Per lo Scalo di Corigliano

Ad agosto compie cinquant’anni. “Più trenta che non ce li metto dentro”. Peppeniell si presenta così. Da solo. Vede la chitarra di Benedetta e tanto gli basta. “Pure io canto. E imito Totò: non ci credete?”.

Metti una mattinata per lo Scalo coriglianese. Io con la tosse da febbraio e Tolosa. I ragazzi di terza che non hanno voglia di fare nulla. Restare in aula per ripetere qualcosa oppure fare una pazzia? La seconda opzione.

Marzia festeggia i suoi 14 anni. La sua compagna timida invece sogna da una vita una passeggiata su via Nazionale. Questa è la “Tieri”, signori, mica il collegio americano de “L’attimo fuggente”. Ma ci importa poco.

Camminiamo. E la gente ci chiede chi siamo. In una metà mattinata di marzo il sole si ricorda che esiste il nostro Sud. Per strada non c’è confusione: o, meglio, non ce n’è sui marciapiedi. Da noi, ormai, tutti in auto. O niente. Peppeniell si ferma lui. I ragazzi lo circondano da soli e lui si esibisce in una canzone di Carosone. Anna è affacciata al primo piano della suo atelier di artista dei capelli e applaude, sorridendo. Pure così è Primavera.
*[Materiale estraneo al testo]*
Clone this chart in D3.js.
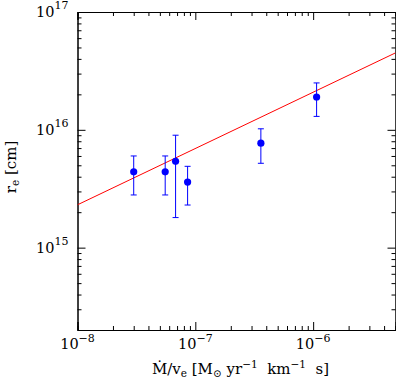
<!DOCTYPE html>
<html>
<head>
<meta charset="utf-8">
<script src="https://cdn.jsdelivr.net/npm/d3@7"></script>
<style>
  body { margin: 0; background: #fff; }
  text { font-family: "DejaVu Serif", serif; fill: #000; }
</style>
</head>
<body>
<svg id="chart" width="396" height="382"></svg>
<script>
// Data
const xVals = [3.0e-8, 5.55e-8, 6.8e-8, 8.6e-8, 3.6e-7, 1.07e-6];
const yVals = [4.4e15, 4.4e15, 5.4e15, 3.6e15, 7.7e15, 1.9e16];
const yHi   = [6.0e15, 6.0e15, 9.0e15, 4.9e15, 1.02e16, 2.5e16];
const yLo   = [2.8e15, 2.8e15, 1.8e15, 2.3e15, 5.2e15, 1.3e16];

// fitted line, two end points
const fitX = [1e-8, 5e-6];
const fitY = [2.31e15, 4.5e16];

const xDomain = [1e-8, 5e-6];
const yDomain = [2e14, 1e17];
const xMajor = [1e-8, 1e-7, 1e-6];
const yMajor = [1e15, 1e16, 1e17];
const xLabels = ["−8", "−7", "−6"];
const yLabels = ["15", "16", "17"];

const svg = d3.select("#chart");
const margin = { top: 12, right: 0.5, bottom: 52, left: 77.5 };
const width = +svg.attr("width") - margin.left - margin.right;
const height = +svg.attr("height") - margin.top - margin.bottom;
const g = svg.append("g").attr("transform", "translate(" + margin.left + "," + margin.top + ")");

const x = d3.scaleLog().domain(xDomain).range([0, width]);
const y = d3.scaleLog().domain(yDomain).range([height, 0]);

const isMajor = (v, list) => list.some(m => Math.abs(Math.log10(v) - Math.log10(m)) < 1e-6);
const xMinor = x.ticks().filter(v => !isMajor(v, xMajor));
const yMinor = y.ticks().filter(v => !isMajor(v, yMajor));

// axes with inward ticks on all four sides
function axes(gen, scale, vals, size) {
  return gen(scale).tickValues(vals).tickSize(-size).tickFormat("");
}
const axisSets = [
  [d3.axisBottom, x, "translate(0," + height + ")"],
  [d3.axisTop, x, "translate(0,0)"],
  [d3.axisLeft, y, "translate(0,0)"],
  [d3.axisRight, y, "translate(" + width + ",0)"]
];
axisSets.forEach(([gen, scale, tr]) => {
  const major = scale === x ? xMajor : yMajor;
  const minor = scale === x ? xMinor : yMinor;
  g.append("g").attr("transform", tr).call(axes(gen, scale, major, 8));
  g.append("g").attr("transform", tr).call(axes(gen, scale, minor, 4));
});
g.selectAll(".domain").attr("stroke", "#000").attr("stroke-width", 1);
g.selectAll(".tick line").attr("stroke", "#000").attr("stroke-width", 1);

// tick labels 10^n
xMajor.forEach((v, i) => {
  const t = g.append("text")
    .attr("x", x(v))
    .attr("y", height + 19)
    .attr("text-anchor", "middle")
    .style("font-size", "14.5px");
  t.append("tspan").text("10");
  t.append("tspan").attr("dy", -7.5).style("font-size", "11px").text(xLabels[i]);
});
yMajor.forEach((v, i) => {
  const t = g.append("text")
    .attr("x", -9)
    .attr("y", y(v) + 5)
    .attr("text-anchor", "end")
    .style("font-size", "14.5px");
  t.append("tspan").text("10");
  t.append("tspan").attr("dy", -8).style("font-size", "11px").text(yLabels[i]);
});

// clip for the fit line
svg.append("clipPath").attr("id", "clip")
  .append("rect").attr("width", width).attr("height", height);

g.append("line")
  .attr("clip-path", "url(#clip)")
  .attr("x1", x(fitX[0])).attr("y1", y(fitY[0]))
  .attr("x2", x(fitX[1])).attr("y2", y(fitY[1]))
  .attr("stroke", "#ff0000")
  .attr("stroke-width", 1);

// error bars
const pts = xVals.map((v, i) => ({ x: v, y: yVals[i], hi: yHi[i], lo: yLo[i] }));
const eb = g.selectAll(".err").data(pts).enter().append("g").attr("class", "err")
  .attr("stroke", "#0000ff").attr("stroke-width", 1);
eb.append("line")
  .attr("x1", d => x(d.x)).attr("x2", d => x(d.x))
  .attr("y1", d => y(d.hi)).attr("y2", d => y(d.lo));
eb.append("line")
  .attr("x1", d => x(d.x) - 3).attr("x2", d => x(d.x) + 3)
  .attr("y1", d => y(d.hi)).attr("y2", d => y(d.hi));
eb.append("line")
  .attr("x1", d => x(d.x) - 3).attr("x2", d => x(d.x) + 3)
  .attr("y1", d => y(d.lo)).attr("y2", d => y(d.lo));

g.selectAll(".pt").data(pts).enter().append("circle")
  .attr("class", "pt")
  .attr("cx", d => x(d.x))
  .attr("cy", d => y(d.y))
  .attr("r", 3.6)
  .attr("fill", "#0000ff");

// axis titles
const xt = svg.append("text")
  .attr("x", margin.left + width / 2 + 4)
  .attr("y", 374)
  .attr("text-anchor", "middle")
  .style("font-size", "15px")
  .style("white-space", "pre");
xt.append("tspan").text("Ṁ/v");
xt.append("tspan").attr("dy", 3).style("font-size", "10.5px").text("e");
xt.append("tspan").attr("dy", -3).text(" [M");
xt.append("tspan").attr("dy", 3).style("font-size", "10.5px").text("⊙");
xt.append("tspan").attr("dy", -3).text(" yr");
xt.append("tspan").attr("dy", -6).style("font-size", "10.5px").text("−1");
xt.append("tspan").attr("dy", 6).text("  km");
xt.append("tspan").attr("dy", -6).style("font-size", "10.5px").text("−1");
xt.append("tspan").attr("dy", 6).text("  s]");

const yt = svg.append("text")
  .attr("transform", "translate(16," + (margin.top + height / 2 - 4) + ") rotate(-90)")
  .attr("text-anchor", "middle")
  .style("font-size", "15px");
yt.append("tspan").text("r");
yt.append("tspan").attr("dy", 3).style("font-size", "10.5px").text("e");
yt.append("tspan").attr("dy", -3).text(" [cm]");
</script>
</body>
</html>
L’ottantenne che spegnerà solo cinquanta candeline la prossima estate ci racconta del passato di Corigliano. E del suo amore anch’esso durato mezzo secolo. E della nonna del suo amore che faceva loro da mastino. Ciao, Peppeniell. Si torna a scuola. No, ancora no: il signor Franco esce dal supermercato e ce lo troviamo in gruppo. Ha studiato fino alla Terza Media ma parla bene, si vede che è stato un venditore. “E di libri ne ho letti, eh”.Ha le idee chiare sul passato e sul presente, Franco. “Qui da noi siamo tutti un po’ morti, ragazzi. Nessuno che parla, esce…”. Non canta, Franco, ma sa raccontare le sue molliche di vita. Quelle personali e non solo esse.

“Mia moglie è la più brava infermiera dell’ospedale… pure lì ci stanno rubando tutto. Mio figlio ha un’agenzia di viaggi, andateci a nome mio”. Ci dice anche che cucinerà pasta e fave: “Come mia nonna”, echeggia Martina. E tutti ridono. Ciao pure a Franco. La lezione sotto il primo sole di Primavera finisce qui. Ce ne saranno altre? E chi lo sa. Se nessuno si “scandalizzerà” a casa dei ragazzi, forse sì. E sarà un insegnamento di quelli “importanti”.

I miei 14enni tornano nella loro prigione dorata d’ogni giorno. “Essere giovani non è una questione di carta d’identità”, gli ripeto. Ci scappa qualche sbadiglio, ci sta anche questo. Forse domani, quando ci ripenseranno…

Domani però. Quando sarà giusto che sia.